I love my partner. Really, I do. He's funny, caring, and a great father. I don't say any of this to supersede with a "but," either. In fact, I could go on and on about all his great qualities. When others compliment him, I agree whole-heartedly (here's where my "but" comes in) but, I hear parenting compliments people have told my kid's dad, but have never told me. Honestly, it really gets to me. I wish it didn't, because it sounds petty and a non-issue since he does live up to the compliments, but it bothers me because, well, I'm doing the same damn things he is doing.
When my partner and I started dating, I lived a state away. It wasn't long before I moved to be closer to him, his family, his friends, his everything, and leaving all I knew behind. It was a huge risk, not knowing if we'd make it or not, but I jumped in with both feet and 13 years and two kids later, we're still here. Being away from all of my people has been a difficult adjustment, even still. While I'm considered family by all legal terms, it's not often anyone asks about my life, hopes or dreams, or even how my day is going (outside of the connections I've made on my own).
The same applies to compliments and praise. My partner gets it here, while I'm the unsung hero. Of course it's not that dramatic, but it does cause friction between us. Why can't anyone acknowledge all I do? With that, here are some of the things people have said to my partner, but can't seem to say the same to me (but I so wish they would).
"He's Such A Hard Worker"
Yes, he is. I totally and 100 percent agree with anyone who says he works hard. What I don't agree with, however, is someone bypassing all the work I do in order to compliment my partner. He does work full-time outside of the house and it's a bone-breaking, outside-in-awful-conditions kind of job. Guess what I do? Literally everything else while also working full-time from home and caring for two kids. If you're going to compliment him, a little praise my way wouldn't hurt.
"How Nice Of Him To Take Them Places"
You mean, how nice that he's doing a normal "dad" thing? I've never understood why dad's get all the compliments for doing the exact same stuff us moms do.

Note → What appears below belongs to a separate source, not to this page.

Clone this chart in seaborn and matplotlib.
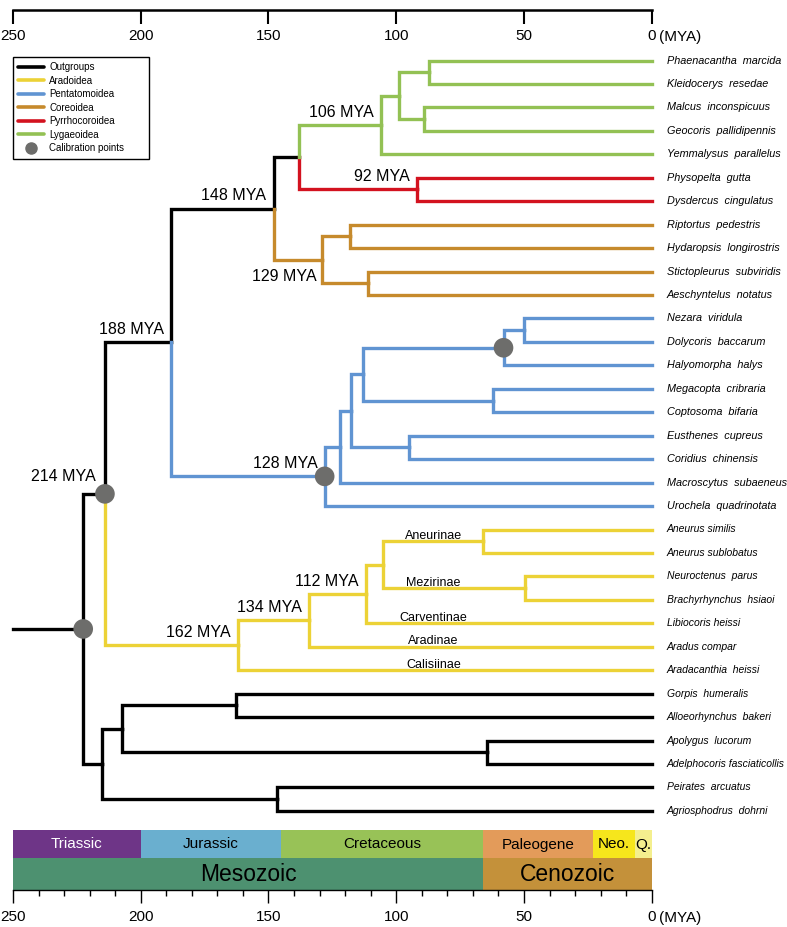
import matplotlib
matplotlib.use("Agg")
import numpy as np
import pandas as pd
import matplotlib.pyplot as plt
import seaborn as sns
from matplotlib.lines import Line2D

sns.set_theme(style="white")
plt.rcParams['font.family'] = ['Liberation Sans', 'DejaVu Sans']
plt.rcParams['text.color'] = 'black'
NARROW = ['Liberation Sans Narrow', 'Liberation Sans', 'DejaVu Sans']

# ------------------------------------------------------------------ data
tip_names = [
    "Phaenacantha  marcida", "Kleidocerys  resedae", "Malcus  inconspicuus",
    "Geocoris  pallidipennis", "Yemmalysus  parallelus",
    "Physopelta  gutta", "Dysdercus  cingulatus",
    "Riptortus  pedestris", "Hydaropsis  longirostris",
    "Stictopleurus  subviridis", "Aeschyntelus  notatus",
    "Nezara  viridula", "Dolycoris  baccarum", "Halyomorpha  halys",
    "Megacopta  cribraria", "Coptosoma  bifaria", "Eusthenes  cupreus",
    "Coridius  chinensis", "Macroscytus  subaeneus", "Urochela  quadrinotata",
    "Aneurus similis", "Aneurus sublobatus", "Neuroctenus  parus",
    "Brachyrhynchus  hsiaoi", "Libiocoris heissi", "Aradus compar",
    "Aradacanthia  heissi",
    "Gorpis  humeralis", "Alloeorhynchus  bakeri", "Apolygus  lucorum",
    "Adelphocoris fasciaticollis", "Peirates  arcuatus", "Agriosphodrus  dohrni",
]
tip_clades = (["Lygaeoidea"] * 5 + ["Pyrrhocoroidea"] * 2 + ["Coreoidea"] * 4 +
              ["Pentatomoidea"] * 9 + ["Aradoidea"] * 7 + ["Outgroups"] * 6)

node_ids = ["lyg_a", "lyg_b", "lyg_c", "lyg", "pyr", "lp", "cor_a", "cor_b", "cor", "n148",
            "pen_a", "pen_cal", "pen_b", "pen_c", "pen_d", "pen_e", "pen_f", "pen", "n188",
            "ara_a", "ara_b", "ara_c", "ara_d", "ara_e", "ara", "n214",
            "out_a", "out_b", "out_c", "out_d", "out", "root"]
node_ages = [87, 89, 99, 106, 92, 138, 118, 111, 129, 148,
             50, 58, 62, 113, 95, 117.5, 122, 128, 188,
             66, 49.5, 105, 112, 134, 162, 214,
             162.7, 64.3, 207.4, 146.8, 215, 222.5]
node_children = [[0, 1], [2, 3], ["lyg_a", "lyg_b"], ["lyg_c", 4], [5, 6], ["lyg", "pyr"],
                 [7, 8], [9, 10], ["cor_a", "cor_b"], ["lp", "cor"],
                 [11, 12], ["pen_a", 13], [14, 15], ["pen_cal", "pen_b"], [16, 17],
                 ["pen_c", "pen_d"], ["pen_e", 18], ["pen_f", 19], ["n148", "pen"],
                 [20, 21], [22, 23], ["ara_a", "ara_b"], ["ara_c", 24], ["ara_d", 25],
                 ["ara_e", 26], ["n188", "ara"],
                 [27, 28], [29, 30], ["out_a", "out_b"], [31, 32], ["out_c", "out_d"],
                 ["n214", "out"]]
node_clades = (["Lygaeoidea"] * 4 + ["Pyrrhocoroidea", "Outgroups"] + ["Coreoidea"] * 3 +
               ["Outgroups"] + ["Pentatomoidea"] * 8 + ["Outgroups"] +
               ["Aradoidea"] * 6 + ["Outgroups"] * 7)
root_start = 250
calibration_nodes = ["root", "n214", "pen", "pen_cal"]

node_label_ids = ["n214", "n188", "n148", "cor", "lyg", "pyr", "pen", "ara", "ara_e", "ara_d"]
node_label_text = ["214 MYA", "188 MYA", "148 MYA", "129 MYA", "106 MYA", "92 MYA",
                   "128 MYA", "162 MYA", "134 MYA", "112 MYA"]

subfamily_names = ["Aneurinae", "Mezirinae", "Carventinae", "Aradinae", "Calisiinae"]
subfamily_targets = ["ara_a", "ara_b", 24, 25, 26]

clade_order = ["Outgroups", "Aradoidea", "Pentatomoidea", "Coreoidea", "Pyrrhocoroidea", "Lygaeoidea"]
clade_colors = ["#000000", "#ecd236", "#6094d2", "#c68a2c", "#d3121f", "#93c154"]

period_names = ["Triassic", "Jurassic", "Cretaceous", "Paleogene", "Neo.", "Q."]
period_start = [250, 200, 145, 66, 23, 6.5]
period_end = [200, 145, 66, 23, 6.5, 0]
period_colors = ["#6e3587", "#6aafcf", "#98c257", "#e39b5a", "#f6e61c", "#f4ef8e"]
period_text = ["white", "black", "black", "black", "black", "black"]
era_names = ["Mesozoic", "Cenozoic"]
era_start = [250, 66]
era_end = [66, 0]
era_colors = ["#4d9170", "#c4913a"]

axis_ticks = [250, 200, 150, 100, 50, 0]

# ------------------------------------------------------------------ tree geometry
age = {nid: a for nid, a in zip(node_ids, node_ages)}
kids = {nid: c for nid, c in zip(node_ids, node_children)}
clade = {nid: c for nid, c in zip(node_ids, node_clades)}
for i, c in enumerate(tip_clades):
    age[i] = 0.0
    clade[i] = c

ypos = {}


def get_y(n):
    if n in ypos:
        return ypos[n]
    if isinstance(n, int):
        ypos[n] = float(n)
    else:
        ypos[n] = 0.5 * (get_y(kids[n][0]) + get_y(kids[n][-1]))
    return ypos[n]


for nid in node_ids:
    get_y(nid)

rows = []
seg = 0
rows += [dict(seg=seg, x=root_start, y=ypos["root"], clade="Outgroups", o=0),
         dict(seg=seg, x=age["root"], y=ypos["root"], clade="Outgroups", o=1)]
for nid in node_ids:
    for ch in kids[nid]:
        seg += 1
        pts = [(age[nid], ypos[nid]), (age[nid], ypos[ch]), (age[ch], ypos[ch])]
        for k, (xx, yy) in enumerate(pts):
            rows.append(dict(seg=seg, x=xx, y=yy, clade=clade[ch], o=k))
df = pd.DataFrame(rows)

# ------------------------------------------------------------------ figure
Y0, DY = 60.5, 23.45          # pixel of first tip, pixel per tip
PX0, PPM = 651.7, 2.555        # pixel of 0 MYA, pixels per MYA


def px2y(p):
    return (p - Y0) / DY


def px2m(p):
    return (PX0 - p) / PPM


W, H = 787, 927
fig = plt.figure(figsize=(W / 100, H / 100), dpi=100)
ax = fig.add_axes([0, 0, 1, 1])

palette = dict(zip(clade_order, clade_colors))
sns.lineplot(data=df, x="x", y="y", units="seg", estimator=None, hue="clade",
             hue_order=clade_order, palette=palette, sort=False, linewidth=2.4,
             legend=False, ax=ax, solid_capstyle="projecting", solid_joinstyle="miter")

cal_df = pd.DataFrame(dict(x=[age[n] for n in calibration_nodes],
                           y=[ypos[n] for n in calibration_nodes]))
sns.scatterplot(data=cal_df, x="x", y="y", s=200, color="#6d6d6b", edgecolor="none",
                zorder=5, ax=ax)

ax.set_xlim(px2m(0), px2m(W))
ax.set_ylim(px2y(H), px2y(0))
ax.axis("off")

# tip labels
for i, name in enumerate(tip_names):
    fs = 7.8 if i < 20 else 7.5
    ax.text(-5.8, i, name, ha="left", va="center", fontsize=fs, style="italic", color="black")

# node age labels
for nid, txt in zip(node_label_ids, node_label_text):
    if nid == "cor":
        ax.text(age[nid] + 2.0, ypos[nid] + 0.38, txt, ha="right", va="top", fontsize=11.5)
    elif nid == "n214":
        ax.text(age[nid] + 3.5, ypos[nid] - 0.55, txt, ha="right", va="baseline", fontsize=11.5)
    else:
        ax.text(age[nid] + 2.8, ypos[nid] - 0.36, txt, ha="right", va="baseline", fontsize=11.5)

# subfamily labels
for name, tgt in zip(subfamily_names, subfamily_targets):
    ax.text(85.4, ypos[tgt] - 0.1, name, ha="center", va="baseline", fontsize=9)

# legend
handles = [Line2D([], [], color=c, lw=2.6) for c in clade_colors]
handles.append(Line2D([], [], marker="o", color="#6d6d6b", linestyle="none", markersize=8))
labels = clade_order + ["Calibration points"]
leg = ax.legend(handles, labels, loc="upper left",
                bbox_to_anchor=(13 / W, 1 - 57 / H, (149 - 13) / W, 0),
                bbox_transform=fig.transFigure, mode="expand", borderaxespad=0,
                fontsize=7, handlelength=2.6, handletextpad=0.6, labelspacing=0.36,
                borderpad=0.55, fancybox=False, frameon=True, framealpha=1)
leg.get_frame().set_edgecolor("black")
leg.get_frame().set_linewidth(1.0)
for t in leg.get_texts():
    t.set_color("black")

# top time axis
axw = (PX0 - 13) / W
ax_t = fig.add_axes([13 / W, 1 - 10 / H, axw, 1 / H])
ax_t.set_xlim(250, 0)
ax_t.set_ylim(0, 1)
ax_t.patch.set_alpha(0)
for s in ["top", "left", "right"]:
    ax_t.spines[s].set_visible(False)
ax_t.spines["bottom"].set_color("black")
ax_t.spines["bottom"].set_linewidth(1.8)
ax_t.set_yticks([])
ax_t.set_xticks(axis_ticks)
ax_t.set_xticklabels([str(t) for t in axis_ticks], fontfamily=NARROW)
ax_t.tick_params(axis="x", bottom=True, direction="out", length=10, width=1.5,
                 color="black", pad=4, labelsize=11, labelcolor="black")
ax.text(px2m(659), px2y(37), "(MYA)", ha="left", va="center", fontsize=11, family=NARROW)

# bottom geological time scale
ax_b = fig.add_axes([13 / W, 1 - 890 / H, axw, 60 / H])
ax_b.set_xlim(250, 0)
ax_b.set_ylim(0, 60)
for s in ["top", "left", "right"]:
    ax_b.spines[s].set_visible(False)
ax_b.spines["bottom"].set_color("black")
ax_b.spines["bottom"].set_linewidth(1.0)
ax_b.set_yticks([])
for nm, s0, e0, col, tc in zip(period_names, period_start, period_end, period_colors, period_text):
    ax_b.barh(46, s0 - e0, left=e0, height=28, color=col, linewidth=0)
    ax_b.text((s0 + e0) / 2, 45.5, nm, ha="center", va="center", fontsize=11, color=tc)
for nm, s0, e0, col in zip(era_names, era_start, era_end, era_colors):
    ax_b.barh(16, s0 - e0, left=e0, height=32, color=col, linewidth=0)
    ax_b.text((s0 + e0) / 2, 15.5, nm, ha="center", va="center", fontsize=16.5, color="black")
ax_b.set_xticks(axis_ticks)
ax_b.set_xticks(np.arange(0, 251, 10), minor=True)
ax_b.set_xticklabels([str(t) for t in axis_ticks], fontfamily=NARROW)
ax_b.tick_params(axis="x", which="major", bottom=True, direction="out", length=9.5, width=1.0,
                 color="black", pad=5, labelsize=11, labelcolor="black")
ax_b.tick_params(axis="x", which="minor", bottom=True, direction="out", length=4.5, width=1.0,
                 color="black")
ax.text(px2m(659), px2y(918), "(MYA)", ha="left", va="center", fontsize=11, family=NARROW)

fig.savefig("out.png", dpi=100)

While I know the complimenter is well-meaning and doesn't intend to insult all I do, they essentially are. I take my kids places all the time and yet, no one says a word about it.
"You're So Lucky He Did [Insert Whatever He Did Here]"
I am lucky that my partner is very involved in our family. I know this. I suppose it becomes more about semantics when praise falls onto my kids' dad, my partner, for doing absolutely anything (and again, same stuff I do all the time).
As a partnership in this household, where we're supposed to co-parent, I don't understand how I can sweat my butt off all day checking things off a list (doing more than my share frequently) without notice, while the moment he does a small portion it's blasted all over the headlines with awards and trophies and kudos. Why? Plus, I shouldn't be considered "lucky" for having a parenting partner that is involved. That should honestly be par for the course.
"That's Great That He Plays With Them"
Honestly, this compliment gets to me more than any other. I play with our kids everyday and yet, when their dad is home and after finally putting his phone away (which is some feat), he may play for awhile and it's all my kids remember and everything family and friends talk about.
Don't most parents, including dads, play with their children? How is it even a compliment to basically say "oh, you're spending time with the person you created, how awesome!"?
"What A Good Guy"
He really is a fantastic guy! However, we all have our flaws. I've pointed mine out, in writing, many many many (too many?!) times, in fact. And still, I wake up every day and try to be someone my kids can look up to, someone I can be proud of, and someone people will say, "What a great gal!" about, too.
Reality is, he's the one who hears these things, while I'm just the background noise.
"Not All Dads Wake In The Middle Of The Night"
When my kids were wee ones, their dad woke in the night to change and/or feed them, and often. This is as it should be, you guys. Parenting is hard. If you have a partner involved then, yes, he or she should be part of these things. It's a given. You helped make the baby, then you get to help take care of the baby!
I don't remember anyone praising me for getting up every night and taking care of my babies all day while my partner worked. The double standard isn't cool.
"He Deserves A Day Off"
I wouldn't disagree, except that my partner is pretty good at finding ways to shut out the world and carve our time for himself. Whether it's staying up late to play a game on our game console, or sleeping in while I'm up with the kids before school, he gets time off every chance he gets. Me? Yeah, I'm still working, but thanks for noticing.
I'm grateful to be in a relationship with the kind of man who cares for me and our kids, and I know how much he loves us, so I don't mind when others compliment his efforts. However, when freely passing these out, you might also want to think of the woman doing these things regularly and without praise, too. Chances are, she's the real magic maker in the house — the one who makes it easier for her partner to accomplish all he does.